Code that draws figures:
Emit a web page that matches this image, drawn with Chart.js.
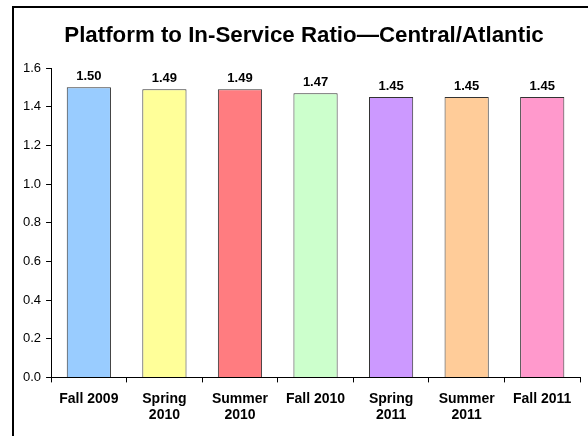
<!DOCTYPE html>
<html>
<head>
<meta charset="utf-8">
<script src="https://cdn.jsdelivr.net/npm/chart.js@4"></script>
<style>
  html, body { margin: 0; padding: 0; background: #fff; overflow: hidden; }
  #wrap { width: 588px; height: 436px; position: relative; }
</style>
</head>
<body>
<div id="wrap"><canvas id="ratioChart" width="588" height="436"></canvas></div>
<script>
// categories (multi-line labels) and values
const categories = [
  ['Fall 2009'], ['Spring', '2010'], ['Summer', '2010'], ['Fall 2010'],
  ['Spring', '2011'], ['Summer', '2011'], ['Fall 2011']
];
const ratios = [1.50, 1.49, 1.49, 1.47, 1.45, 1.45, 1.45];
const barColors = ['#99CCFF', '#FFFF99', '#FF7C80', '#CCFFCC', '#CC99FF', '#FFCC99', '#FF99CC'];
const yTicks = [0, 0.2, 0.4, 0.6, 0.8, 1.0, 1.2, 1.4, 1.6];
const titleText = 'Platform to In-Service Ratio\u2014Central/Atlantic';

const FONT = '"Liberation Sans", Arial, sans-serif';

// title, value labels above the bars, outer frame
const extras = {
  id: 'extras',
  afterDatasetsDraw(chart) {
    const ctx = chart.ctx;
    const meta = chart.getDatasetMeta(0);
    ctx.save();
    ctx.font = 'bold 13px ' + FONT;
    ctx.fillStyle = '#000';
    ctx.textAlign = 'center';
    ctx.textBaseline = 'alphabetic';
    meta.data.forEach((bar, i) => {
      ctx.fillText(ratios[i].toFixed(2), bar.x, bar.y - 7);
    });
    ctx.restore();
  },
  afterDraw(chart) {
    const ctx = chart.ctx;
    ctx.save();
    ctx.font = 'bold 22.3px ' + FONT;
    ctx.fillStyle = '#000';
    ctx.textAlign = 'center';
    ctx.textBaseline = 'middle';
    ctx.fillText(titleText, 304, 36);
    ctx.strokeStyle = '#000';
    ctx.lineWidth = 2;
    ctx.strokeRect(13, 7, 700, 700);
    ctx.restore();
  }
};

new Chart(document.getElementById('ratioChart').getContext('2d'), {
  type: 'bar',
  data: {
    labels: categories,
    datasets: [{
      data: ratios,
      backgroundColor: barColors,
      borderColor: '#333',
      borderWidth: 1,
      barPercentage: 0.585,
      categoryPercentage: 1
    }]
  },
  options: {
    responsive: false,
    animation: false,
    layout: { padding: { left: 18, right: 8, top: 68, bottom: 4 } },
    plugins: {
      legend: { display: false },
      tooltip: { enabled: false },
      title: { display: false }
    },
    scales: {
      x: {
        grid: { display: true, drawOnChartArea: false, drawTicks: true, tickLength: 5, color: '#000' },
        border: { color: '#000', width: 1 },
        ticks: {
          color: '#000',
          maxRotation: 0,
          padding: 8,
          font: { family: FONT, size: 14, weight: 'bold', lineHeight: 1.2 }
        }
      },
      y: {
        min: 0,
        max: 1.6,
        afterBuildTicks(axis) { axis.ticks = yTicks.map(v => ({ value: v })); },
        grid: { display: true, drawOnChartArea: false, drawTicks: true, tickLength: 5, color: '#000' },
        border: { color: '#000', width: 1 },
        ticks: {
          color: '#000',
          padding: 5,
          font: { family: FONT, size: 13 },
          callback: v => v.toFixed(1)
        }
      }
    }
  },
  plugins: [extras]
});
</script>
</body>
</html>
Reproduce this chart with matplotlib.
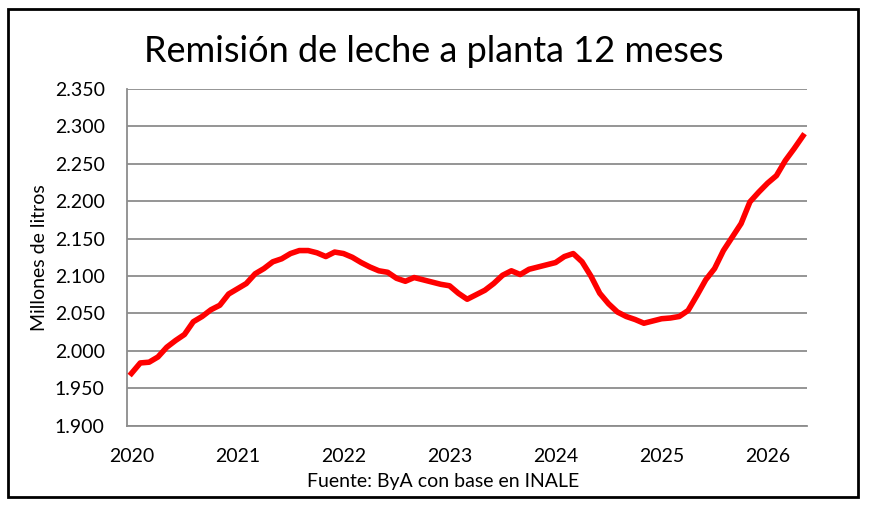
import matplotlib
matplotlib.use("Agg")
import matplotlib.pyplot as plt
from matplotlib.patches import Rectangle
from matplotlib.ticker import FuncFormatter

# remision 12 meses moviles, millones de litros, mensual desde ene-2020
remision = [
    1970, 1984, 1985, 1992, 2005, 2014, 2022, 2039, 2046, 2055, 2061, 2076,
    2083, 2090, 2103, 2110, 2119, 2123, 2130, 2134, 2134, 2131, 2126, 2132,
    2130, 2125, 2118, 2112, 2107, 2105, 2097, 2093, 2098, 2095, 2092, 2089,
    2087, 2077, 2069, 2075, 2081, 2090, 2101, 2107, 2102, 2109, 2112, 2115,
    2118, 2126, 2130, 2119, 2100, 2077, 2063, 2052, 2046, 2042, 2037, 2040,
    2043, 2044, 2046, 2054, 2074, 2095, 2110, 2134, 2152, 2170, 2199, 2212,
    2224, 2234, 2254, 2270, 2287,
]
anios = ["2020", "2021", "2022", "2023", "2024", "2025", "2026"]

fuente = ["Lato", "DejaVu Sans"]
plt.rcParams["font.family"] = fuente

fig = plt.figure(figsize=(8.7, 5.07), dpi=100)
ax = fig.add_axes([0.146, 0.160, 0.782, 0.665])

x = list(range(len(remision)))
ax.plot(x, remision, color="#FF0000", lw=4, solid_joinstyle="round", zorder=3)

ax.set_xlim(-0.5, len(remision) - 0.5)
ax.set_ylim(1900, 2350)
ax.set_yticks(range(1900, 2351, 50))
ax.yaxis.set_major_formatter(FuncFormatter(lambda v, p: f"{v/1000:.3f}"))
ax.set_xticks([12 * i for i in range(len(anios))])
ax.set_xticklabels(anios)
ax.tick_params(length=0, labelsize=14, colors="black")
ax.tick_params(axis="y", pad=16)
ax.tick_params(axis="x", pad=16)

ax.grid(axis="y", color="#8c8c8c", lw=1.3)
ax.set_axisbelow(True)
for s in ["top", "right"]:
    ax.spines[s].set_visible(False)
ax.spines["left"].set_color("#8c8c8c")
ax.spines["left"].set_linewidth(1.3)
ax.spines["bottom"].set_color("#8c8c8c")
ax.spines["bottom"].set_linewidth(1.3)

ax.set_ylabel("Millones de litros", fontsize=14, labelpad=5)
fig.text(0.498, 0.898, "Remisión de leche a planta 12 meses", fontsize=26,
         ha="center", va="center")
fig.text(0.509, 0.051, "Fuente: ByA con base en INALE", fontsize=14,
         ha="center", va="center")

fig.patches.append(Rectangle((8 / 870, 1 - 496.7 / 507), 850.3 / 870, 487.4 / 507,
                             transform=fig.transFigure, fill=False,
                             edgecolor="black", lw=2))

fig.savefig("out.png", dpi=100, facecolor="white")
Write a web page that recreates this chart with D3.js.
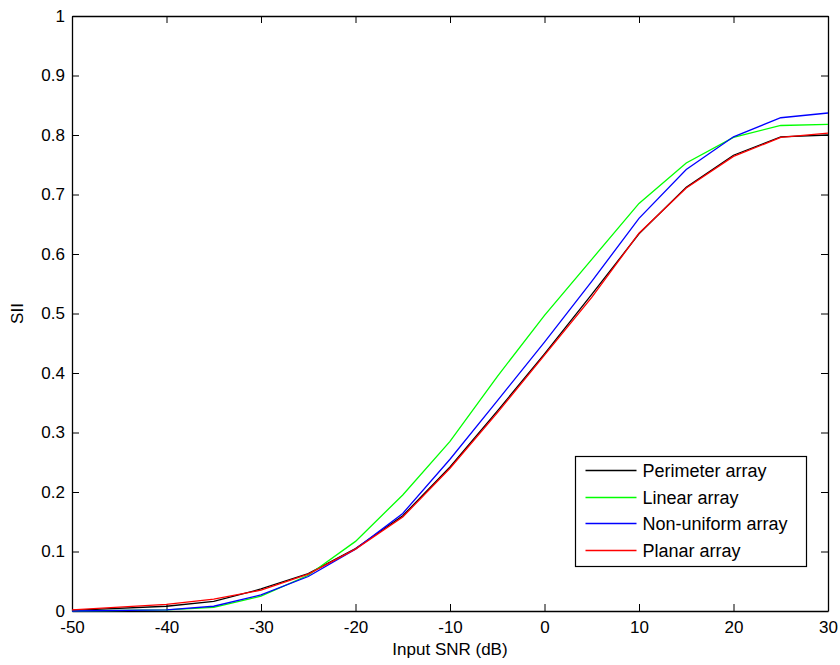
<!DOCTYPE html>
<html>
<head>
<meta charset="utf-8">
<script src="https://cdn.jsdelivr.net/npm/d3@7"></script>
<style>
  body { margin: 0; background: #fff; }
  svg { font-family: "Liberation Sans", Arial, sans-serif; }
  .tick text { font-size: 17px; fill: #000; }
</style>
</head>
<body>
<div id="chart"></div>
<script>
// data
let snr = [-50, -40, -35, -30, -25, -20, -15, -10, -5, 0, 5, 10, 15, 20, 25, 30];
let perimeter = [0.001, 0.008, 0.016, 0.037, 0.063, 0.105, 0.160, 0.242, 0.336, 0.432, 0.532, 0.634, 0.712, 0.766, 0.797, 0.800];
let linear = [0, 0.002, 0.006, 0.025, 0.060, 0.117, 0.195, 0.285, 0.394, 0.497, 0.591, 0.685, 0.753, 0.796, 0.816, 0.818];
let nonUniform = [0, 0.002, 0.008, 0.027, 0.058, 0.104, 0.164, 0.255, 0.353, 0.452, 0.554, 0.660, 0.742, 0.797, 0.829, 0.837];
let planar = [0.002, 0.011, 0.020, 0.035, 0.062, 0.104, 0.158, 0.240, 0.333, 0.430, 0.527, 0.635, 0.711, 0.764, 0.796, 0.803];

let seriesNames = ["Perimeter array", "Linear array", "Non-uniform array", "Planar array"];
let seriesColors = ["#000000", "#00ff00", "#0000ff", "#ff0000"];
let seriesValues = [perimeter, linear, nonUniform, planar];

let xTicks = [-50, -40, -30, -20, -10, 0, 10, 20, 30];
let yTicks = [0, 0.1, 0.2, 0.3, 0.4, 0.5, 0.6, 0.7, 0.8, 0.9, 1];

let svgWidth = 840;
let svgHeight = 665;
let margin = { top: 16, right: 12, bottom: 54, left: 72 };
let width = svgWidth - margin.left - margin.right;
let height = svgHeight - margin.top - margin.bottom;

let svg = d3.select("#chart")
    .append("svg")
    .attr("width", svgWidth)
    .attr("height", svgHeight);

let chartGroup = svg.append("g")
    .attr("transform", `translate(${margin.left},${margin.top})`);

let x = d3.scaleLinear().domain([-50, 30]).range([0, width]);
let y = d3.scaleLinear().domain([0, 1]).range([height, 0]);

// axes with inward ticks on all four sides
let bottomAxis = d3.axisBottom(x).tickValues(xTicks).tickSizeInner(-7).tickSizeOuter(0)
    .tickPadding(10).tickFormat(d => d.toString());
let leftAxis = d3.axisLeft(y).tickValues(yTicks).tickSizeInner(-7).tickSizeOuter(0)
    .tickPadding(7).tickFormat(d => d.toString());
let topAxis = d3.axisTop(x).tickValues(xTicks).tickSizeInner(-7).tickSizeOuter(0).tickFormat("");
let rightAxis = d3.axisRight(y).tickValues(yTicks).tickSizeInner(-7).tickSizeOuter(0).tickFormat("");

chartGroup.append("g").attr("transform", `translate(0,${height})`).call(bottomAxis);
chartGroup.append("g").call(leftAxis);
chartGroup.append("g").call(topAxis);
chartGroup.append("g").attr("transform", `translate(${width},0)`).call(rightAxis);

chartGroup.selectAll(".domain").attr("stroke", "#000").attr("stroke-width", 1.3);
chartGroup.selectAll(".tick line").attr("stroke", "#000");

// lines
let line = d3.line()
    .x((d, i) => x(snr[i]))
    .y(d => y(d));

seriesValues.forEach(function(vals, i) {
    chartGroup.append("path")
        .datum(vals)
        .attr("fill", "none")
        .attr("stroke", seriesColors[i])
        .attr("stroke-width", 1.3)
        .attr("d", line);
});

// axis labels
svg.append("text")
    .attr("x", margin.left + width / 2)
    .attr("y", 655)
    .attr("text-anchor", "middle")
    .attr("font-size", 17)
    .text("Input SNR (dB)");

svg.append("text")
    .attr("transform", `translate(23,${margin.top + height / 2}) rotate(-90)`)
    .attr("text-anchor", "middle")
    .attr("font-size", 17)
    .text("SII");

// legend
let legend = svg.append("g").attr("transform", "translate(575.5,456.5)");
legend.append("rect")
    .attr("width", 231)
    .attr("height", 110)
    .attr("fill", "#fff")
    .attr("stroke", "#000")
    .attr("stroke-width", 1.2);

seriesNames.forEach(function(name, i) {
    let row = legend.append("g").attr("transform", `translate(0,${Math.round(14 + i * 26.5)})`);
    row.append("line")
        .attr("x1", 10).attr("x2", 61)
        .attr("y1", 0).attr("y2", 0)
        .attr("stroke", seriesColors[i])
        .attr("stroke-width", 1.5);
    row.append("text")
        .attr("x", 67)
        .attr("dy", "0.35em")
        .attr("font-size", 18)
        .text(name);
});
</script>
</body>
</html>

__The problem__
Pictures in the material above should be skipped; print exactly the lines from the one with "Reproduce this chart with matplotlib." through the one with "from matplotlib.ticker import FuncFormatter".

__In response__
Reproduce this chart with matplotlib.
import matplotlib
matplotlib.use("Agg")
import matplotlib.pyplot as plt
from matplotlib.patches import Rectangle
from matplotlib.ticker import FuncFormatter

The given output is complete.